Privacy and Security

            Be able to explain what the ACM Code of Ethics says about privacy.

            Be able to discuss the privacy and security challenges in developing software.

                       

           

Sample short answer questions:

 

1.               What does a sequence diagram show?

 

2.               In object-oriented design, what is the difference between inheritance and aggregation?

 

3.               Briefly describe the repository architectural pattern?

 

4.               Give an example of how a non functional requirement can impact software architectural design.

 

5.               Briefly explain the difference between structural and dynamic software design models.

 

6.               In the context of configuration management, what is meant by version control?

 

7.               Identify and describe one of the goals of testing.

 

8.               Explain what is meant by partition testing?

 

9.               Identify and describe one element of a software quality plan.

 

10.            Identify and describe one feature of a software inspection that is not necessarily present in other forms of review.

 

 

Sample essay questions:

 

1.     Develop a sequence diagram showing the interactions involved when a student registers for a course in a university.  Courses may have limited enrollment, so the registration process must include checks that seats are available.  Assume that the student accesses an electronic course catalog to find out about available courses.

 

2.     Based on your experience with a bank ATM, draw an activity diagram that models the data processing involved when a customer withdraws cash from the machine.

 

3.     Draw a state diagram for an automatic washing machine that has different programs for different types of clothes.

 

4.     Describe three examples of design conflicts that might arise when developing an architectural model to satisfy multiple non functional requirements.  Specifically, explain why satisfying both the availability and security requirements might be difficult to achieve, and identify two additional pairs of non functional requirements and explain the inherent design conflicts invloved.

 

5.     Explain the advantages of using architectural patterns when designing the architecture of a large system.

 

6.     Using the UML graphical notation for object classes, design an object class for a library catalog.  Use your own experience to decide on the attributes and operations that should be associated with this object.

 

7.     Using examples, explain why configuration management is important when a team of people is developing a software product.

 

8.     Some people argue that developers should not be involved in testing their own code but that all testing should be the responsibility of a separate team.  Give arguments for and against testing by the developers themselves.

 

9.     What are the benefits of involving users in release testing at an early stage in the testing process?  Are there any disadvantages in this level of user involvement?

 

10.  Explain why a high-quality software process should lead to high-quality software products.  Discuss possible problems with this approach to quality management.

 

11.  Explain how standards may be used to capture organizational wisdom about effective methods of software development.  Give specific examples of organizationally defined standards that might be useful in software development.  Be sure to explain why each provides benefit to development activities.

 

12.  Explain why many systems developed today do not adequately address privacy and security needs.  Suggest ways to improve the development process to address this problem.

 

13.  One of the key roadblocks to reuse is getting software developers to consider reusing existing components, rather than reinventing new ones. (After all, building things is fun!)  Suggest several different ways in which a software organization can provide incentives for software engineers to reuse existing software components and when new development is necessary, develop components that are reusable.  What technologies should be in place to support the reuse effort?

 

14.  Suppose you worked for a software company that did not have a formal process for reviewing the code or any of the other software artifacts (e.g., requirements, designs, test plans, etc.) before formal testing.  What arguments could you use to try to convince your company's management to change the process to include formal software inspections as a routine practice?

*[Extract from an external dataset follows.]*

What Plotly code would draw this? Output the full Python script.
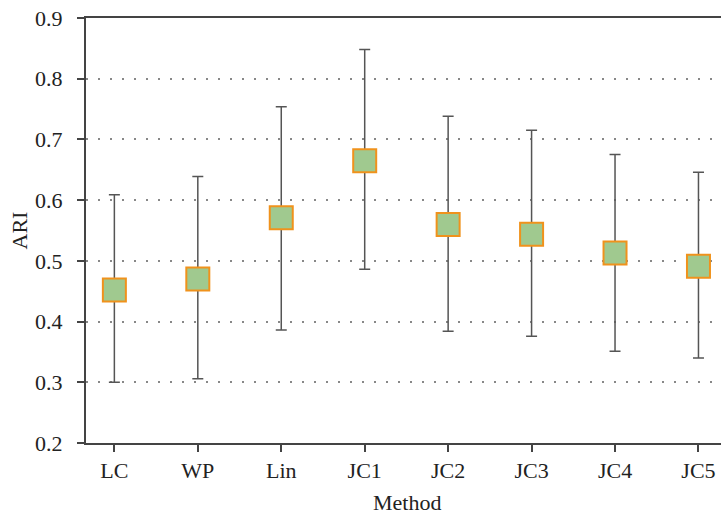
import plotly.graph_objects as go

methods = ["LC", "WP", "Lin", "JC1", "JC2", "JC3", "JC4", "JC5"]
ari_mean = [0.452, 0.470, 0.571, 0.665, 0.560, 0.544, 0.513, 0.491]
ari_upper = [0.609, 0.639, 0.754, 0.848, 0.738, 0.715, 0.675, 0.646]
ari_lower = [0.300, 0.306, 0.386, 0.486, 0.384, 0.376, 0.351, 0.340]
y_ticks = [0.2, 0.3, 0.4, 0.5, 0.6, 0.7, 0.8, 0.9]

err_plus = [u - m for u, m in zip(ari_upper, ari_mean)]
err_minus = [m - l for m, l in zip(ari_mean, ari_lower)]

FONT = "Liberation Serif"
AX = "#444444"

fig = go.Figure()
fig.add_trace(go.Scatter(
    x=list(range(len(methods))), y=ari_mean, mode="markers",
    marker=dict(symbol="square", size=23, color="#a0c98f",
                line=dict(color="#f0921c", width=2)),
    error_y=dict(type="data", symmetric=False, array=err_plus, arrayminus=err_minus,
                 color="#555555", thickness=1.5, width=5.5),
    showlegend=False,
))

fig.update_layout(
    width=721, height=514,
    margin=dict(l=86, r=0, t=18, b=71),
    paper_bgcolor="white", plot_bgcolor="white",
    font=dict(family=FONT, size=22, color="#222222"),
    annotations=[
        dict(text="Method", xref="paper", yref="paper", x=0.505, y=-0.141,
             xanchor="center", yanchor="middle", showarrow=False,
             font=dict(family=FONT, size=22, color="#222222")),
        dict(text="ARI", xref="paper", yref="paper", x=-0.104, y=0.5,
             xanchor="center", yanchor="middle", textangle=-90, showarrow=False,
             font=dict(family=FONT, size=22, color="#222222")),
    ],
)
fig.update_xaxes(
    automargin=False,
    range=[-0.34, 7.27], tickmode="array", tickvals=list(range(len(methods))),
    ticktext=methods, showgrid=False, zeroline=False,
    showline=True, linecolor=AX, linewidth=2, mirror=True,
    ticks="outside", ticklen=7, tickwidth=2, tickcolor=AX,
)
fig.update_yaxes(
    automargin=False,
    range=[0.2, 0.9], tickmode="array", tickvals=y_ticks,
    ticktext=[f"{v:.1f}" for v in y_ticks],
    showgrid=True, gridcolor="#888888", gridwidth=1.5, griddash="2px,10px",
    zeroline=False, showline=True, linecolor=AX, linewidth=2,
    ticks="outside", ticklen=7, tickwidth=2, tickcolor=AX,
    ticklabelstandoff=10,
)

fig.write_html("out.html")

That is, what are the advantages of software inspections, and how would one begin to implement a change to incorporate them within the software development process?

 

15.  Suppose one of the risks for a software project that you are managing is that you suspect that the customer does not really know what he/she needs or wants.  That is, you expect that the requirements are likely to change.  Develop an RMMM plan for this risk.  In particular, specify what steps you would take to try to mitigate the risk, how you would monitor the situation, and what your contingency plan would be if it appeared that customer changes were going to affect the schedule or cost.